**STATED GOAL**. Your task is to retype the lines from the opening of the material through the line that includes "const xTicks = [0,4,8,12,16,20,24];". Do not copy the pictures.

**DATA SEGMENT**.
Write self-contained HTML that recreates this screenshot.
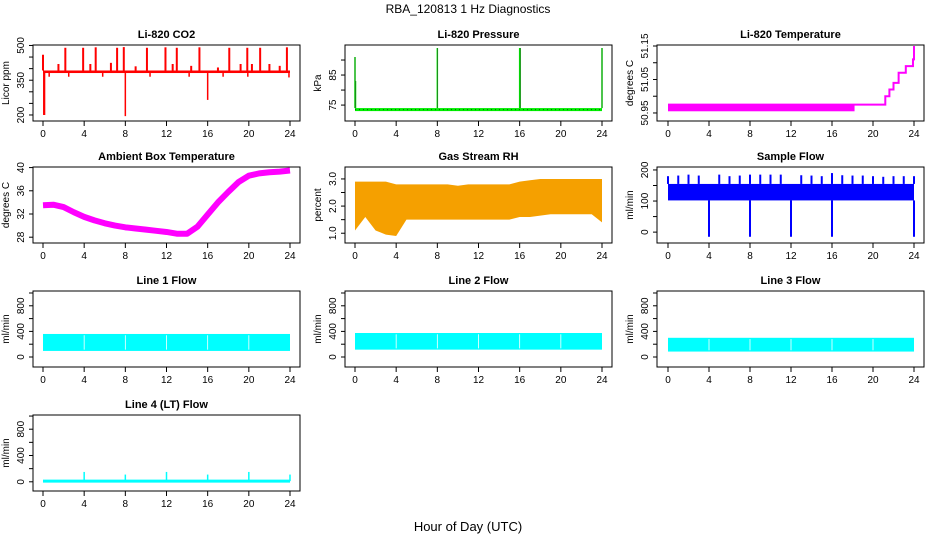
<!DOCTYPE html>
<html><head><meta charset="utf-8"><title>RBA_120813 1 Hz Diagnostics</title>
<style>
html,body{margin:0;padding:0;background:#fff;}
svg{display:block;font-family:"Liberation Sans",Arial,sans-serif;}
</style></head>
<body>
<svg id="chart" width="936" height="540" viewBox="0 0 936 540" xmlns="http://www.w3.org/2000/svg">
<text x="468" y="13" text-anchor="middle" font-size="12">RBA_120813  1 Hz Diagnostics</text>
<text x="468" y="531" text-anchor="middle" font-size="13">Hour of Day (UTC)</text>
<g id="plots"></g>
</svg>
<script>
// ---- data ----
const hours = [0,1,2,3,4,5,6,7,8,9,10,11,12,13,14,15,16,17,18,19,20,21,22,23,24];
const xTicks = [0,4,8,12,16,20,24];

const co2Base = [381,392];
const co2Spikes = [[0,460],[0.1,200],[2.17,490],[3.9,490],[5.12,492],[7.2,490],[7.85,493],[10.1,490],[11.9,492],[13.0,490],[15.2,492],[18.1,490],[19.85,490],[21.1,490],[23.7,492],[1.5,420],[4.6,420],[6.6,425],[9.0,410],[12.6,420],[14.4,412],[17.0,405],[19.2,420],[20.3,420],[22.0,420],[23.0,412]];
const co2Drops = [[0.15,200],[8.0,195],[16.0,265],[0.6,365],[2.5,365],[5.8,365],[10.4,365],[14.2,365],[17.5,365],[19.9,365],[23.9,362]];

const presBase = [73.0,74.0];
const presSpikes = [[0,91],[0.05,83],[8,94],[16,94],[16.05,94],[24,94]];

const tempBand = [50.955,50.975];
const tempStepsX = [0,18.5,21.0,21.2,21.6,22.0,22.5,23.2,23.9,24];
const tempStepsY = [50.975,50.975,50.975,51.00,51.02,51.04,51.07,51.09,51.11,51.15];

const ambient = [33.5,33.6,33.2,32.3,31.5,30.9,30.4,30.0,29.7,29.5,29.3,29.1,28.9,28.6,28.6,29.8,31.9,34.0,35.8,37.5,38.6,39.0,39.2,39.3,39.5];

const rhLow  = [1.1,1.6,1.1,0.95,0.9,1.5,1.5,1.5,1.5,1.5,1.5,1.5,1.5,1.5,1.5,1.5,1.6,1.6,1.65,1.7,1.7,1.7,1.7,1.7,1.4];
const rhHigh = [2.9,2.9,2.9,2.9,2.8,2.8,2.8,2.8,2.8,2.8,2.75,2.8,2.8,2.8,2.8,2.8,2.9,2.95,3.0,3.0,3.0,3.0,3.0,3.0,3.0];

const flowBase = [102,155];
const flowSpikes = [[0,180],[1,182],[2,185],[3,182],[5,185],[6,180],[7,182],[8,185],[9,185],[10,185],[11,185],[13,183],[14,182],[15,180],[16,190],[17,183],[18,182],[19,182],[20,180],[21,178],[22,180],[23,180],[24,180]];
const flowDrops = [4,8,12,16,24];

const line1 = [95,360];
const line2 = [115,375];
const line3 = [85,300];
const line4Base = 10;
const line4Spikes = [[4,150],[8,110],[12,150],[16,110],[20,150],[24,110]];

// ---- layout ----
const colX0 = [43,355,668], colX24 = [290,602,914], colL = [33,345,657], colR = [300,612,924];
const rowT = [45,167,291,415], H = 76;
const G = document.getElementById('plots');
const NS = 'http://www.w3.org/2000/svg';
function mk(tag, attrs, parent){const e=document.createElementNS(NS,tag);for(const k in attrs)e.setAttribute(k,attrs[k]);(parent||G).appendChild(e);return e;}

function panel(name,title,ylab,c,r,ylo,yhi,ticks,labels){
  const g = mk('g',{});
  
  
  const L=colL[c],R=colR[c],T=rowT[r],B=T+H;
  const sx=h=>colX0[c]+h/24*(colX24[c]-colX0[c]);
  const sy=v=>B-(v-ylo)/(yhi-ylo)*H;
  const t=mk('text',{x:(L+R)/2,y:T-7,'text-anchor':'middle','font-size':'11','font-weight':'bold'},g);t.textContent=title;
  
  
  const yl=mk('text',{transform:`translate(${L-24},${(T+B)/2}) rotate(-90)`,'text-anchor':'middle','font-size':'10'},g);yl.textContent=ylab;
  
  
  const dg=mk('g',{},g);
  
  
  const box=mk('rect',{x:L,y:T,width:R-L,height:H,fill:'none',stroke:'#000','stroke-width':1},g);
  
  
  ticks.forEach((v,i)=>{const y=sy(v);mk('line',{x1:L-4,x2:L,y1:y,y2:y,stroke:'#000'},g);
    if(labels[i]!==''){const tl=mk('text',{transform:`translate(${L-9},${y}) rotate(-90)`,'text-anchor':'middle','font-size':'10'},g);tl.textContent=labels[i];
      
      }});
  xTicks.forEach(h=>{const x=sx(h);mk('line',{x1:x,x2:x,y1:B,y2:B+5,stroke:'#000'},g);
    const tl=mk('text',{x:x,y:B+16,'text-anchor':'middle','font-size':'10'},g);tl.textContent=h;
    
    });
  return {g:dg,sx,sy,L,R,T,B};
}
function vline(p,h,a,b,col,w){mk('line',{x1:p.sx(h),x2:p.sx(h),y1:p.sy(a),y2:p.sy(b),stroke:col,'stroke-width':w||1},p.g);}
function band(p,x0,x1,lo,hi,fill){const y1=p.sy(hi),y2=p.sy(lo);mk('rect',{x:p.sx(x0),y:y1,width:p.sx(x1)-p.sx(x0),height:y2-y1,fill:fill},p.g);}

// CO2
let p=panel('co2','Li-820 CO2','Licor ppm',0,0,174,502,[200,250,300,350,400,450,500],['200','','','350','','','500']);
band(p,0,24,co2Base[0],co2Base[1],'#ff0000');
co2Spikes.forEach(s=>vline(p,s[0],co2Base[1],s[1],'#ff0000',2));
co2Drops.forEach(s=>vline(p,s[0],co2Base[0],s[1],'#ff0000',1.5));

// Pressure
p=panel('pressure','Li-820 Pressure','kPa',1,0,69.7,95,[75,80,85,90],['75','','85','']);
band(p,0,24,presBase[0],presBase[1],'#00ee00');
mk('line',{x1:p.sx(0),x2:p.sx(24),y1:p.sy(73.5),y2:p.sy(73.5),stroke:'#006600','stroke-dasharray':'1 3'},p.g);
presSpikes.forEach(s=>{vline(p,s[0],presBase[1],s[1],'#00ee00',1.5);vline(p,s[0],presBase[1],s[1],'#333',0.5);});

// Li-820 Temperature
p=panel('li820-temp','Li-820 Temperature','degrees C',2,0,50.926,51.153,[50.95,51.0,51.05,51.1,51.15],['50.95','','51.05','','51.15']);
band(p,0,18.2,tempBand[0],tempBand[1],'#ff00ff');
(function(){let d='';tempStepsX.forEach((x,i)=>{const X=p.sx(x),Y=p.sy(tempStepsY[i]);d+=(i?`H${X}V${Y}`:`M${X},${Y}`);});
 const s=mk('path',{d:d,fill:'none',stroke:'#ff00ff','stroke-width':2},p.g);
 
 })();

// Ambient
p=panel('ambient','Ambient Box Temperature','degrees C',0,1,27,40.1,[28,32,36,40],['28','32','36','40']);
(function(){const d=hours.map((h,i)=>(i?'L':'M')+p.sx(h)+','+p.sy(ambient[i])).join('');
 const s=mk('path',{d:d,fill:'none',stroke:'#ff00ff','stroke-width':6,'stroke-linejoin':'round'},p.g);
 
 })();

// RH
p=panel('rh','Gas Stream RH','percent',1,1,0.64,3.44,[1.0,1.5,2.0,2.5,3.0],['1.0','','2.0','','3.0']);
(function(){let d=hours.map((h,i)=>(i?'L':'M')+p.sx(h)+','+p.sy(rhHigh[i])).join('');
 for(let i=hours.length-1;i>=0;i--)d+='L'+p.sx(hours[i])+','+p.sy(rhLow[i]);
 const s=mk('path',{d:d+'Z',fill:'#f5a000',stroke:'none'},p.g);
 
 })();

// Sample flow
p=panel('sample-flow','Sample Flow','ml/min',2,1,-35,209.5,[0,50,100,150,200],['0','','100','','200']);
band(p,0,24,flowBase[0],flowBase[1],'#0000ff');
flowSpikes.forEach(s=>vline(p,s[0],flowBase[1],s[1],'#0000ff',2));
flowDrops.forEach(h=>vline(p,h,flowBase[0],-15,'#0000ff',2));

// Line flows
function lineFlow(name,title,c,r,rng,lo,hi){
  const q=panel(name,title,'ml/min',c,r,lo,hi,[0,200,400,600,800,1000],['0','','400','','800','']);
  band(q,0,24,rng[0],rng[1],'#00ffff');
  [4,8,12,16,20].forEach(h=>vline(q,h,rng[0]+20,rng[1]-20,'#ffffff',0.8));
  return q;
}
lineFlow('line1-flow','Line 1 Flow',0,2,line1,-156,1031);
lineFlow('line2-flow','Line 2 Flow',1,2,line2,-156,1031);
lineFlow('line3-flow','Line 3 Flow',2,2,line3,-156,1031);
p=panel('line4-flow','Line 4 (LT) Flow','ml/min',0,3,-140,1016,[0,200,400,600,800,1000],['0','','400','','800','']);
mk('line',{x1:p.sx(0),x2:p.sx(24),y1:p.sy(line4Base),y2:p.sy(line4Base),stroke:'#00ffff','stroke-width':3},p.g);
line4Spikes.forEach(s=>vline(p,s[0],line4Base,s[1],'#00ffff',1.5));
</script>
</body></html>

**CORRECT RESPONSE**.
Write self-contained HTML that recreates this screenshot.
<!DOCTYPE html>
<html><head><meta charset="utf-8"><title>RBA_120813 1 Hz Diagnostics</title>
<style>
html,body{margin:0;padding:0;background:#fff;}
svg{display:block;font-family:"Liberation Sans",Arial,sans-serif;}
</style></head>
<body>
<svg id="chart" width="936" height="540" viewBox="0 0 936 540" xmlns="http://www.w3.org/2000/svg">
<text x="468" y="13" text-anchor="middle" font-size="12">RBA_120813  1 Hz Diagnostics</text>
<text x="468" y="531" text-anchor="middle" font-size="13">Hour of Day (UTC)</text>
<g id="plots"></g>
</svg>
<script>
// ---- data ----
const hours = [0,1,2,3,4,5,6,7,8,9,10,11,12,13,14,15,16,17,18,19,20,21,22,23,24];
const xTicks = [0,4,8,12,16,20,24];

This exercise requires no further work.